A crucial aspect of situations-as-subjects is that intelligent systems are active participants in their environment. This aligns with second-order cybernetics, which posits that the observer (or system) becomes an integral part of the system being observed. In practical terms, this framework emphasizes that an intelligent platform, such as a digital twin, isn’t a passive observer but rather an active participant whose statements (statuses) influence how human operators perceive and interact with the environment. By adopting this perspective, systems can become more effective. Designers can incorporate these feedback effects into their systems, leading to adaptive systems that learn from how their alerts and predictions impact real-world operations. This potential can be harnessed positively, for instance, by using feedback to continuously enhance predictions, if the system is designed with a clear understanding of its role in shaping situations.

The framework calls for adaptability to recursive dynamics – essentially, a form of self-awareness in the system. Developing AI or algorithms that recognize their own influence on the environment is an open challenge (related to areas like reinforcement learning with feedback loops or causal analysis). Some organizations might see this as a daunting requirement, potentially slowing adoption of such advanced digital twins. While the situations-as-subjects concept is insightful, it demands high vigilance in design: ensuring the system’s judgments are well-calibrated, transparent, and continuously evaluated to prevent self-inflicted errors.

In industrial IoT environments, digital twins serve as monitoring systems that predict equipment failures. By applying this framework, a digital twin not only detects a fault but also declares a “maintenance situation.” This underscores the significance of thresholds for alarms (vibration, temperature, etc.) in determining when the situation of “machine requires maintenance” transitions into a “real” condition. Companies can leverage this concept to modify their digital twin’s judgment criteria in alignment with their business strategy. For instance, a plant may tolerate minor deviations as normal to mitigate alert fatigue, while conversely adopting stricter criteria to prioritize preventive maintenance.

A supply chain digital twin can simulate scenarios such as “supply disruption risk” or “demand surge,” which then become the actual situations that managers respond to. For instance, the twin may detect a “supply chain disruption” due to a delayed shipment and automatically reorder stock or reroute deliveries. This action can prevent a crisis, or if the model was overly pessimistic, it might incur additional costs (ordering unnecessary inventory). By treating these situations as constructed, companies can implement oversight measures such as requiring human review of high-impact situation declarations or conducting simulations (“what if” analyses) before treating the situation as fully real. Over time, by tracking the frequency of the twin’s declared situations matching actual events (was there indeed a disruption or did supplies arrive as expected?), the judgment criteria can be refined.
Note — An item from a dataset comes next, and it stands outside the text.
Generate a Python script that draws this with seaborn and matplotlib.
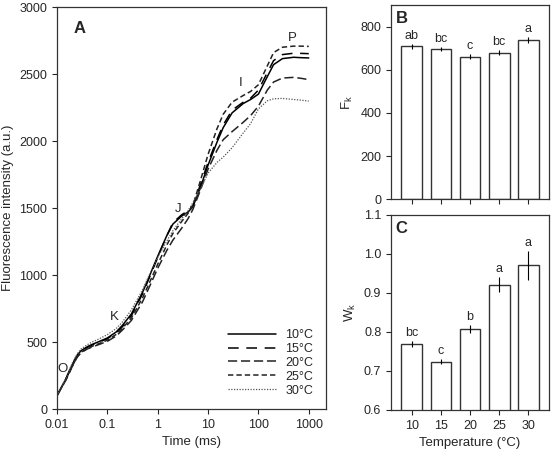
import numpy as np
import pandas as pd
import matplotlib
matplotlib.use("Agg")
import matplotlib.pyplot as plt
import seaborn as sns

# OJIP transients (time in ms)
time_ms = [0.01, 0.015, 0.02, 0.025, 0.03, 0.04, 0.05, 0.07, 0.1, 0.15, 0.2, 0.3, 0.5, 0.7,
           1, 1.5, 2, 3, 4, 5, 7, 10, 15, 20, 30, 50, 70, 100, 150, 200, 300, 500, 700, 1000]
f_10 = [100, 225, 330, 400, 435, 465, 482, 505, 530, 575, 625, 709, 870, 1000,
        1140, 1290, 1380, 1440, 1470, 1510, 1650, 1820, 1990, 2100, 2210, 2280, 2310, 2350,
        2480, 2570, 2615, 2625, 2622, 2620]
f_15 = [100, 222, 325, 395, 430, 460, 478, 500, 525, 568, 615, 696, 860, 990,
        1130, 1290, 1390, 1450, 1480, 1520, 1670, 1840, 2010, 2120, 2230, 2290, 2320, 2380,
        2510, 2600, 2645, 2655, 2654, 2652]
f_20 = [100, 215, 315, 385, 420, 448, 463, 483, 505, 545, 590, 661, 800, 920,
        1050, 1180, 1260, 1350, 1420, 1490, 1630, 1790, 1930, 2010, 2070, 2140, 2190, 2260,
        2380, 2440, 2470, 2475, 2468, 2458]
f_25 = [100, 218, 318, 388, 424, 452, 468, 490, 514, 557, 603, 679, 830, 950,
        1080, 1220, 1310, 1400, 1460, 1520, 1700, 1900, 2090, 2200, 2290, 2340, 2370, 2420,
        2560, 2660, 2700, 2708, 2708, 2706]
f_30 = [100, 230, 340, 410, 448, 480, 500, 525, 555, 600, 650, 739, 890, 1010,
        1130, 1250, 1330, 1420, 1480, 1540, 1640, 1760, 1840, 1880, 1950, 2060, 2130, 2240,
        2300, 2315, 2318, 2310, 2305, 2298]

series_labels = ["10°C", "15°C", "20°C", "25°C", "30°C"]

# bar panels
temps = ["10", "15", "20", "25", "30"]
fk = [709, 696, 661, 679, 739]
fk_err = [12, 10, 10, 12, 14]
fk_letters = ["ab", "bc", "c", "bc", "a"]
wk = [0.768, 0.724, 0.808, 0.921, 0.970]
wk_err = [0.008, 0.007, 0.010, 0.020, 0.038]
wk_letters = ["bc", "c", "b", "a", "a"]

sns.set_style("ticks")
plt.rcParams["font.family"] = ["Liberation Sans", "DejaVu Sans"]
plt.rcParams["font.size"] = 9
plt.rcParams["axes.linewidth"] = 0.9
plt.rcParams["xtick.major.size"] = 3.5
plt.rcParams["ytick.major.size"] = 3.5

fig = plt.figure(figsize=(5.57, 4.53), dpi=100)
axA = fig.add_axes([0.1023, 0.0971, 0.483, 0.8874])
axB = fig.add_axes([0.702, 0.56, 0.2837, 0.429])
axC = fig.add_axes([0.702, 0.095, 0.2837, 0.431])

# panel A
styles = ["-", (0, (7, 5)), (0, (6, 2.5)), (0, (3.5, 2)), (0, (1, 1.2))]
colors = ["black", "black", "#222222", "#222222", "#555555"]
widths = [1.1, 1.1, 1.1, 1.1, 0.9]
for vals, lab, ls, c, lw in zip([f_10, f_15, f_20, f_25, f_30], series_labels, styles, colors, widths):
    sns.lineplot(x=time_ms, y=vals, ax=axA, color=c, linewidth=lw, linestyle=ls, label=lab)

axA.set_xscale("log")
axA.set_xlim(0.01, 2200)
axA.set_ylim(0, 3000)
axA.set_xticks([0.01, 0.1, 1, 10, 100, 1000])
axA.set_xticklabels(["0.01", "0.1", "1", "10", "100", "1000"])
axA.xaxis.set_minor_locator(matplotlib.ticker.NullLocator())
axA.set_yticks(range(0, 3001, 500))
axA.set_xlabel("Time (ms)", fontsize=9.5)
axA.set_ylabel("Fluorescence intensity (a.u.)", fontsize=9.5)
axA.legend(loc="lower right", frameon=False, handlelength=3.8, fontsize=9,
           labelspacing=0.15, borderaxespad=0.6)
axA.text(0.06, 0.965, "A", transform=axA.transAxes, fontsize=12, fontweight="bold", va="top")
for s, (xx, yy) in zip("OKJIP", [(0.0128, 300), (0.14, 690), (2.5, 1490), (44, 2430), (480, 2770)]):
    axA.text(xx, yy, s, fontsize=9.5, ha="center", va="center")

# panel B
sns.barplot(x=temps, y=fk, ax=axB, color="white", edgecolor="#333333", linewidth=1,
            width=0.72, errorbar=None)
axB.errorbar(range(5), fk, yerr=fk_err, fmt="none", ecolor="black", elinewidth=0.8, capsize=0)
for i, (v, e, l) in enumerate(zip(fk, fk_err, fk_letters)):
    axB.annotate(l, (i, v + e), xytext=(0, 1.5), textcoords="offset points",
                 ha="center", va="bottom", fontsize=9)
axB.set_xlim(-0.72, 4.72)
axB.set_ylim(0, 900)
axB.set_yticks(range(0, 801, 200))
axB.set_xticklabels([])
axB.set_xlabel("")
axB.set_ylabel("F$_\\mathregular{k}$", fontsize=9.5)
axB.text(0.03, 0.97, "B", transform=axB.transAxes, fontsize=12, fontweight="bold", va="top")

# panel C
sns.barplot(x=temps, y=wk, ax=axC, color="white", edgecolor="#333333", linewidth=1,
            width=0.72, errorbar=None)
axC.errorbar(range(5), wk, yerr=wk_err, fmt="none", ecolor="black", elinewidth=0.8, capsize=0)
for i, (v, e, l) in enumerate(zip(wk, wk_err, wk_letters)):
    axC.annotate(l, (i, v + e), xytext=(0, 1.5), textcoords="offset points",
                 ha="center", va="bottom", fontsize=9)
axC.set_xlim(-0.72, 4.72)
axC.set_ylim(0.6, 1.1)
axC.set_yticks([0.6, 0.7, 0.8, 0.9, 1.0, 1.1])
axC.set_yticklabels(["0.6", "0.7", "0.8", "0.9", "1.0", "1.1"])
axC.set_xlabel("Temperature (°C)", fontsize=9.5)
axC.set_ylabel("W$_\\mathregular{k}$", fontsize=9.5)
axC.text(0.03, 0.97, "C", transform=axC.transAxes, fontsize=12, fontweight="bold", va="top")

for ax in (axA, axB, axC):
    for sp in ax.spines.values():
        sp.set_visible(True)
        sp.set_color("#333333")

fig.savefig("out.png", dpi=100)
Autonomous vehicles or robots also interpret situations and take actions based on those interpretations, effectively making those interpretations a reality in terms of consequences. For instance, a self-driving car continuously evaluates situations, such as whether it’s a “pedestrian crossing” or a “clear road,” and these evaluations determine its actions, such as stopping or going. If it mistakenly constructs a situation like “obstacle ahead” due to a sensor glitch, it might abruptly brake, causing a hazard. Conversely, if it fails to recognize a real situation, it might not brake at all. Designers of such systems are already addressing this issue, but the proposed framework would encourage them to incorporate redundancy and explainability. Essentially, it’d treat the AV’s internal classification as a hypothesis that may require confirmation (through sensor fusion or even communication with other cars or infrastructure). Additionally, it emphasizes the importance of having these systems signal confidence levels or request human confirmation in ambiguous cases, rather than making unequivocal decisions based on potentially faulty judgments.